Читаем Родителям: как быть ребенком полностью

…Так вот, полное нравственное благополучие нашего уединенного острова воспитало во мне подобное описанному отношение к людям. Хорошие люди, воспитанность, деликатность, всяческая порядочность, ум и т. д. и т. д. — это подразумевается, об этом нечего говорить, нечего это и замечать, даже чудовищно, хотя бы в самом себе, сказать о человеке, что он такой-то, в хорошем смысле, как никто не констатирует, что глаза у человека именно два, а голова — одна. Но вот противное — оно не может не быть замеченным. Однако такой, о ком замечено, — это ведь уж почти что не человек, и внутренне считаться с ним было бы нелепым и претящим.

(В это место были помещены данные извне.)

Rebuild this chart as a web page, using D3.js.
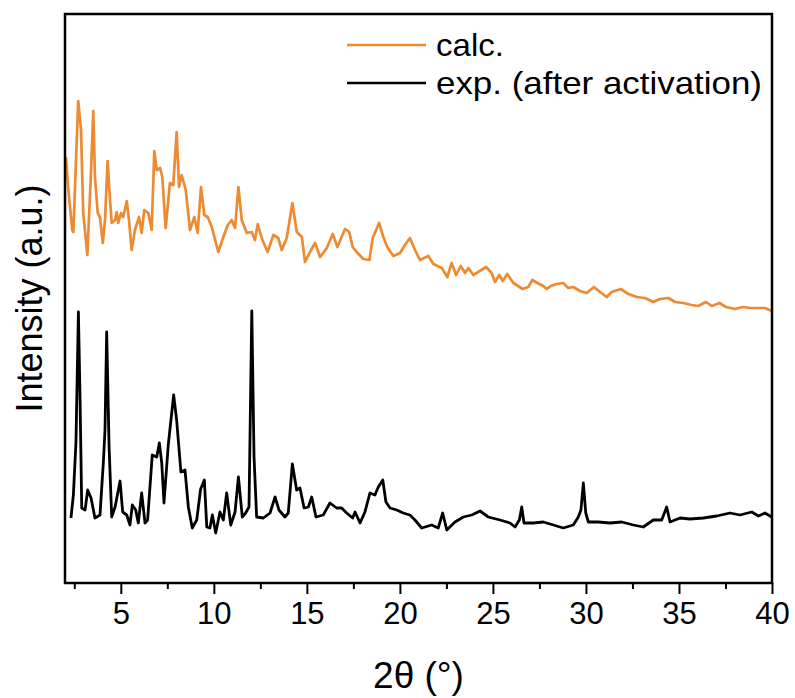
<!DOCTYPE html>
<html>
<head>
<meta charset="utf-8">
<script src="https://cdn.jsdelivr.net/npm/d3@7"></script>
<style>
  body { margin: 0; background: #fff; }
  svg { display: block; font-family: "Liberation Sans", Arial, sans-serif; }
</style>
</head>
<body>
<svg id="xrd" width="795" height="698"></svg>
<script>
// calc. pattern (2theta, intensity a.u.)
calcTheta = [2.05,2.18,2.39,2.45,2.71,2.86,2.98,3.20,3.38,3.52,3.61,3.76,3.88,4.03,4.15,4.29,4.42,4.51,4.69,4.78,4.86,5.01,5.13,5.32,5.44,5.58,5.76,5.98,6.12,6.26,6.48,6.66,6.80,6.93,7.11,7.23,7.41,7.64,7.82,8.00,8.13,8.27,8.49,8.72,8.95,9.13,9.31,9.49,9.67,9.89,10.24,10.51,10.75,10.96,11.14,11.32,11.50,11.77,12.04,12.21,12.36,12.57,12.89,13.20,13.46,13.65,13.92,14.22,14.46,14.73,14.90,15.17,15.44,15.71,16.07,16.39,16.64,17.05,17.28,17.46,17.68,18.03,18.36,18.54,18.88,19.11,19.32,19.65,20.01,20.27,20.54,20.81,21.08,21.53,21.80,22.25,22.55,22.78,23.02,23.27,23.50,23.68,23.95,24.21,24.63,24.93,25.11,25.34,25.53,25.77,26.10,26.60,26.90,27.12,27.39,27.71,27.89,28.11,28.43,28.78,29.05,29.32,29.68,30.04,30.43,30.76,31.12,31.38,31.87,32.28,32.73,33.17,33.62,33.98,34.43,34.79,35.23,35.68,36.04,36.45,36.76,37.17,37.53,38.01,38.43,38.82,39.18,39.62,39.98];
calcInt = [426,393,353,351,482,453,370,328,403,472,406,370,366,340,363,422,383,360,363,371,360,370,366,382,363,333,353,366,350,373,370,353,432,413,415,406,355,400,398,451,396,408,393,353,366,350,396,368,366,356,331,346,358,363,355,396,363,350,351,343,359,345,331,348,345,333,345,380,351,346,321,331,340,326,335,349,336,354,351,336,331,324,323,345,360,346,336,327,330,338,345,333,323,327,319,315,306,320,308,317,310,315,308,311,316,310,301,308,302,309,300,294,296,303,300,297,294,297,299,300,295,296,292,290,296,291,286,291,294,289,286,285,281,284,285,281,280,278,277,281,277,280,276,274,276,275,275,275,272];

// exp. (after activation) pattern
expTheta = [2.32,2.45,2.59,2.72,2.81,2.90,3.08,3.22,3.40,3.61,3.88,4.06,4.15,4.24,4.37,4.51,4.69,4.96,5.10,5.32,5.49,5.62,5.80,5.94,6.12,6.30,6.44,6.69,6.93,7.07,7.20,7.32,7.55,7.84,8.00,8.23,8.45,8.63,8.84,9.08,9.29,9.49,9.62,9.79,9.92,10.10,10.33,10.51,10.69,10.91,11.14,11.32,11.53,11.71,11.89,12.04,12.16,12.30,12.66,13.02,13.29,13.50,13.82,14.00,14.22,14.45,14.63,14.85,15.08,15.26,15.49,15.88,16.24,16.60,16.87,17.14,17.46,17.59,17.86,18.12,18.39,18.66,18.84,19.08,19.25,19.47,19.83,20.18,20.54,20.81,21.17,21.71,22.06,22.30,22.52,22.96,23.41,23.86,24.31,24.75,25.38,25.92,26.19,26.42,26.55,26.67,27.17,27.71,28.25,28.78,29.32,29.59,29.73,29.86,29.99,30.13,30.66,31.29,31.92,32.55,33.08,33.62,34.07,34.34,34.52,35.06,35.59,36.31,37.03,37.74,38.28,38.91,39.27,39.62,39.98];
expInt = [65,88,141,271,183,75,73,93,85,65,68,120,153,251,136,66,76,102,71,68,58,78,73,60,90,60,63,128,126,140,120,80,138,188,163,111,113,76,55,63,94,103,56,55,68,50,71,63,90,58,71,106,66,70,76,272,126,66,65,70,86,73,66,70,119,93,95,75,76,86,66,68,80,75,75,70,65,71,60,71,90,88,96,103,81,75,73,70,68,63,55,58,55,70,53,61,66,68,72,66,63,60,56,63,76,60,60,61,58,55,58,66,73,100,70,61,61,60,61,58,56,63,63,76,61,65,64,65,67,70,68,71,67,70,66];

xTicks = [5,10,15,20,25,30,35,40];
seriesNames = ["calc.", "exp. (after activation)"];
seriesColors = ["#EE8A31", "#000000"];

svg = d3.select("#xrd");
margin = {left: 65, right: 23, top: 14, bottom: 115};
W = 795 - margin.left - margin.right;
H = 698 - margin.top - margin.bottom;

x = d3.scaleLinear().domain([2, 40]).range([margin.left, margin.left + W]);
y = d3.scaleLinear().domain([0, 569]).range([margin.top + H, margin.top]);

line = d3.line().x(d => x(d[0])).y(d => y(d[1]));

calcData = calcTheta.map((t, i) => [t, calcInt[i]]);
expData = expTheta.map((t, i) => [t, expInt[i]]);

svg.append("path").datum(calcData)
    .attr("d", line)
    .attr("fill", "none")
    .attr("stroke", seriesColors[0])
    .attr("stroke-width", 2.7)
    .attr("stroke-linejoin", "round");

svg.append("path").datum(expData)
    .attr("d", line)
    .attr("fill", "none")
    .attr("stroke", seriesColors[1])
    .attr("stroke-width", 2.8)
    .attr("stroke-linejoin", "round");

// frame
svg.append("rect")
    .attr("x", margin.left).attr("y", margin.top)
    .attr("width", W).attr("height", H)
    .attr("fill", "none").attr("stroke", "#000").attr("stroke-width", 2.5);

// bottom axis, major + minor ticks
minor = d3.range(2.5, 40, 5);
svg.append("g")
    .attr("transform", `translate(0, ${margin.top + H})`)
    .call(d3.axisBottom(x).tickValues(minor).tickSize(6).tickFormat(""))
    .call(g => g.select(".domain").remove())
    .selectAll("line").attr("stroke-width", 2);

xAxis = svg.append("g")
    .attr("transform", `translate(0, ${margin.top + H})`)
    .call(d3.axisBottom(x).tickValues(xTicks).tickSize(11).tickPadding(8));
xAxis.select(".domain").remove();
xAxis.selectAll("line").attr("stroke-width", 2);
xAxis.selectAll("text")
    .attr("font-size", 31)
    .attr("font-family", "Liberation Sans, Arial, sans-serif")
    .attr("fill", "#000");

svg.append("text")
    .text("2θ (°)")
    .attr("x", margin.left + W / 2)
    .attr("y", 688)
    .attr("text-anchor", "middle")
    .attr("font-size", 37);

svg.append("text")
    .text("Intensity (a.u.)")
    .attr("transform", `translate(42, ${margin.top + H / 2}) rotate(-90)`)
    .attr("text-anchor", "middle")
    .attr("font-size", 36);

// legend
legend = svg.append("g");
seriesNames.forEach((name, i) => {
    ly = 45 + i * 38;
    legend.append("line")
        .attr("x1", 347).attr("x2", 426)
        .attr("y1", ly).attr("y2", ly)
        .attr("stroke", seriesColors[i])
        .attr("stroke-width", 2.5);
    legend.append("text")
        .text(name)
        .attr("x", 436)
        .attr("y", ly + 11)
        .attr("font-size", 32)
        .attr("textLength", i === 0 ? 68 : 326)
        .attr("lengthAdjust", "spacingAndGlyphs");
});
</script>
</body>
</html>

Итак, с одними почти не считаешься, потому что они подразумеваются, а с другими считаться, по меньшей мере, странно. И я, в теплом гнезде наилучших — так, по крайней мере, оценивал их — людей, пронизанный любовью и нежной заботой о себе, оказываюсь предельно одиноким; только тетя Юля, с ее глухим страданием и с характером менее величественным, чем у отца и матери, протягивает мне нитку к Человеку.

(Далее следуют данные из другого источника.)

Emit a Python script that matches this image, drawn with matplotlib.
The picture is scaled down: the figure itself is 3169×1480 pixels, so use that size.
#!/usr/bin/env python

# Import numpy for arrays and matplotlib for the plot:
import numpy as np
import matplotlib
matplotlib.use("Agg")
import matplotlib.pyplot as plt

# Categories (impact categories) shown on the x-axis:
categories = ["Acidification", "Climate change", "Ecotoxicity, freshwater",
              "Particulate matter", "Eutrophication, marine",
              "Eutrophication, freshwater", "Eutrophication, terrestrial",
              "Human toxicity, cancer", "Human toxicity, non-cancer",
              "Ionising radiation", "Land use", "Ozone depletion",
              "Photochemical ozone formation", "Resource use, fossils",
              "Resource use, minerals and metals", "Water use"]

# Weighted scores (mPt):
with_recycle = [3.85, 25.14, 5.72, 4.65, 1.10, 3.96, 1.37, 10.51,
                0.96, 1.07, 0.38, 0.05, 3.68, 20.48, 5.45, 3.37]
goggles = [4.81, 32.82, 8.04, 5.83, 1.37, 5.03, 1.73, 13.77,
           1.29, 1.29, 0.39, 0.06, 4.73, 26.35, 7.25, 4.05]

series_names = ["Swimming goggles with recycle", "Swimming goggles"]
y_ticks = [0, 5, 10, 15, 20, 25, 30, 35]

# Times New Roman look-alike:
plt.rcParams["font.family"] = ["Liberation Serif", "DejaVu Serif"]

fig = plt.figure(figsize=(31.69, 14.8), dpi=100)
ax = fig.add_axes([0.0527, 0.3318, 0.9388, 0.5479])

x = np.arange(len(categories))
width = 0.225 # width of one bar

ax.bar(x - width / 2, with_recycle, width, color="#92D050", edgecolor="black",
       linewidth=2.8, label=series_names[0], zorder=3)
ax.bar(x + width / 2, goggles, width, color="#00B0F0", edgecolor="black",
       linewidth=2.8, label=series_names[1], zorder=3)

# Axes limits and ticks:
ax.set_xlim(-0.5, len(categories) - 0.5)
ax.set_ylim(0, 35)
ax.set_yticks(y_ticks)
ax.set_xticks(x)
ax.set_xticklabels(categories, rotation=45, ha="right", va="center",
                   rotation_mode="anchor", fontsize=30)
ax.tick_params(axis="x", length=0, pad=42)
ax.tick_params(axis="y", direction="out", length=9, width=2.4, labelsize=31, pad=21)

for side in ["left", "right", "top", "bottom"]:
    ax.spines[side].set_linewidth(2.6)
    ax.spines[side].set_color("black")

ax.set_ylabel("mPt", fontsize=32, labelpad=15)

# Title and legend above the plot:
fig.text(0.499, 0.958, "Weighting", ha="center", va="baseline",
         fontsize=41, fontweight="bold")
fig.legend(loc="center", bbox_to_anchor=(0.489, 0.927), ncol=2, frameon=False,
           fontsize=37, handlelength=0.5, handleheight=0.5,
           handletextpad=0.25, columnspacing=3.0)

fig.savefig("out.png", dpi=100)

Я не знаю, как объяснить свою мысль. Потом, в совсем другом смысле, уже не в отношении к семье, я расскажу о несколько родственном состоянии, от которого я оторвался с большою потерею крови: назову его несколько приблизительно фарисейством. А то, что мне хочется сказать о семье нашей, так названо быть не может. Кроме того, это и не самодовольство, и не американская здоровость и сытость, и, наконец, менее всего сектантское чувство праведности. Все это совсем не то. Но в нашей семье не было бы места Достоевскому. Он со своей истерикою у нас осекся бы, в этом я уверен. Светский дом, или самодовольный дом, или безбожный дом он преодолел бы и перевернул бы все его благополучие. Но наш отнюдь не был благополучным, напротив, в основе его был фатализм и чувство обреченности всего прекрасного. Именно поэтому-то хаосу был раз и навсегда прегражден доступ на этот остров: его можно было разрушить, но — не возмутить скандалом.

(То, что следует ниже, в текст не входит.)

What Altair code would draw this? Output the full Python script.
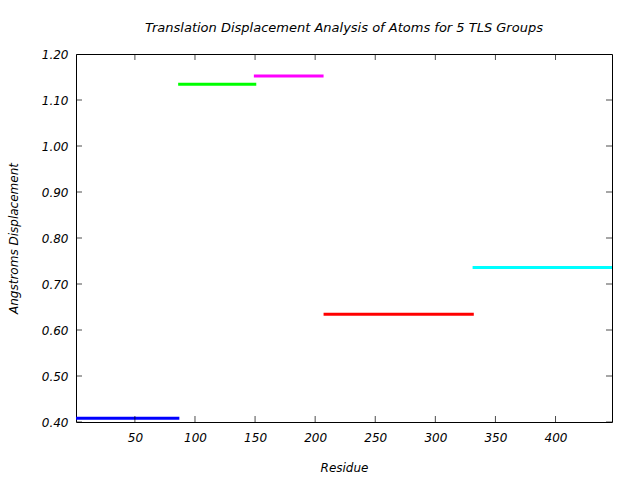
import altair as alt
import pandas as pd

groups = ["TLS1", "TLS2", "TLS3", "TLS4", "TLS5"]
starts = [1, 86, 149, 207, 331]
ends = [87, 151, 207, 332, 447]
values = [0.408, 1.134, 1.152, 0.634, 0.736]
colors = ["#0000ff", "#00ff00", "#ff00ff", "#ff0000", "#00ffff"]

x_ticks = [50, 100, 150, 200, 250, 300, 350, 400]
y_ticks = [0.4, 0.5, 0.6, 0.7, 0.8, 0.9, 1.0, 1.1, 1.2]
X_MIN, X_MAX = 1, 447
Y_MIN, Y_MAX = 0.4, 1.2

FONT = "DejaVu Sans"

df = pd.DataFrame({"group": groups, "start": starts, "end": ends, "value": values})

xs = alt.Scale(domain=[X_MIN, X_MAX], nice=False, zero=False)
ys = alt.Scale(domain=[Y_MIN, Y_MAX], nice=False, zero=False)

segs = alt.Chart(df).mark_rule(strokeWidth=3, strokeCap="butt").encode(
    x=alt.X("start:Q", scale=xs, title="Residue",
            axis=alt.Axis(values=x_ticks, ticks=False, domain=False, grid=False,
                          labelPadding=10, titlePadding=19, format="d")),
    x2="end:Q",
    y=alt.Y("value:Q", scale=ys, title="Angstroms Displacement",
            axis=alt.Axis(values=y_ticks, ticks=False, domain=False, grid=False,
                          format=".2f", labelPadding=8, titlePadding=21)),
    color=alt.Color("group:N", scale=alt.Scale(domain=groups, range=colors), legend=None),
)

xt_bottom = pd.DataFrame({"x": x_ticks, "y": [Y_MIN] * len(x_ticks)})
xt_top = pd.DataFrame({"x": x_ticks, "y": [Y_MAX] * len(x_ticks)})
yt_left = pd.DataFrame({"x": [X_MIN] * len(y_ticks), "y": y_ticks})
yt_right = pd.DataFrame({"x": [X_MAX] * len(y_ticks), "y": y_ticks})

def vt(d):
    return alt.Chart(d).mark_tick(orient="vertical", size=12, thickness=1, color="black", clip=True).encode(
        x=alt.X("x:Q", scale=xs), y=alt.Y("y:Q", scale=ys))

def ht(d):
    return alt.Chart(d).mark_tick(orient="horizontal", size=12, thickness=1, color="black", clip=True).encode(
        x=alt.X("x:Q", scale=xs), y=alt.Y("y:Q", scale=ys))

chart = alt.layer(segs, vt(xt_bottom), vt(xt_top), ht(yt_left), ht(yt_right)).properties(
    width=536, height=368,
    background="white",
    title=alt.Title("Translation Displacement Analysis of Atoms for 5 TLS Groups",
                    font=FONT, fontSize=13, fontStyle="italic", fontWeight="normal",
                    color="black", anchor="middle", offset=13),
    autosize=alt.AutoSizeParams(type="none"),
    padding={"left": 76, "top": 54, "right": 28, "bottom": 58},
).configure_view(stroke="black", strokeWidth=1).configure_axis(
    labelFont=FONT, labelFontSize=12, labelFontStyle="italic", labelColor="black",
    titleFont=FONT, titleFontSize=12, titleFontStyle="italic", titleFontWeight="normal",
    titleColor="black",
)

chart.save("out.html", embed_options={"renderer": "svg", "actions": False})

Формальная светскость и холод внешних отношений были бы в нашем доме неприличны. Но не менее неприлично было бы патетическое. Рыдания, вопли, восклицания — совершенно не могу представить себе чего-нибудь такого в нашем доме. А если бы Достоевский ворвался с этим в дом, то, ясно представляю, мама сказала бы нам, детям: «Подите побегайте во дворе, Федор Михайлович болен». Потом все взрослые переглянулись бы между собою и из деликатности разошлись бы по своим комнатам. Через четверть часа папа сказал бы маме или тете: «II faut lui dormer un verre d’eau avec sucre»[26], — и послали бы тетю Соню, как младшую, тоже из деликатности, с подносом, на котором был бы на блюдечке чайный — непременно граненый — стакан с сахарною водой. Тетя Соня тихо ушла бы, а через несколько минут решили бы, что теперь все кончилось, папа маме, или наоборот, сказал бы: «Pauvre homme, il est tres nerveux»[27], — и, делая вид, что ничего не произошло, — пошли бы объявлять: «Федор Михайлович, ужин уже на столе», — причем за ужином обязательно был бы шашлык из лососины или осетрины с ломтями помидор и луку, свежая икра и вино, а после ужина папа поднес [бы] Достоевскому какую-нибудь особенную гаванскую сигару и затеял бы разговор о последней книжке «Revue des deux Mon-des», «Deutsche Rundschau» или же о только что полученном новом томе «Histoire Universelle par Lavisse et Rambeau». He сомневаюсь, что Достоевский не мог бы не почувствовать, что это ненарочно проделано, и так есть в семье, и, затаив конфуз, искренно осудил бы в себе истерику.

Так вот, Достоевскому не было места, и даже романы его, хотя и стояли в шкафу, но, открыто по крайней мере, никем не читались как что-то сомнительное — в противоположность настольным и провозглашаемым Диккенсу, Шекспиру, Гете и Пушкину, каковые признавались вполне и насквозь приличными.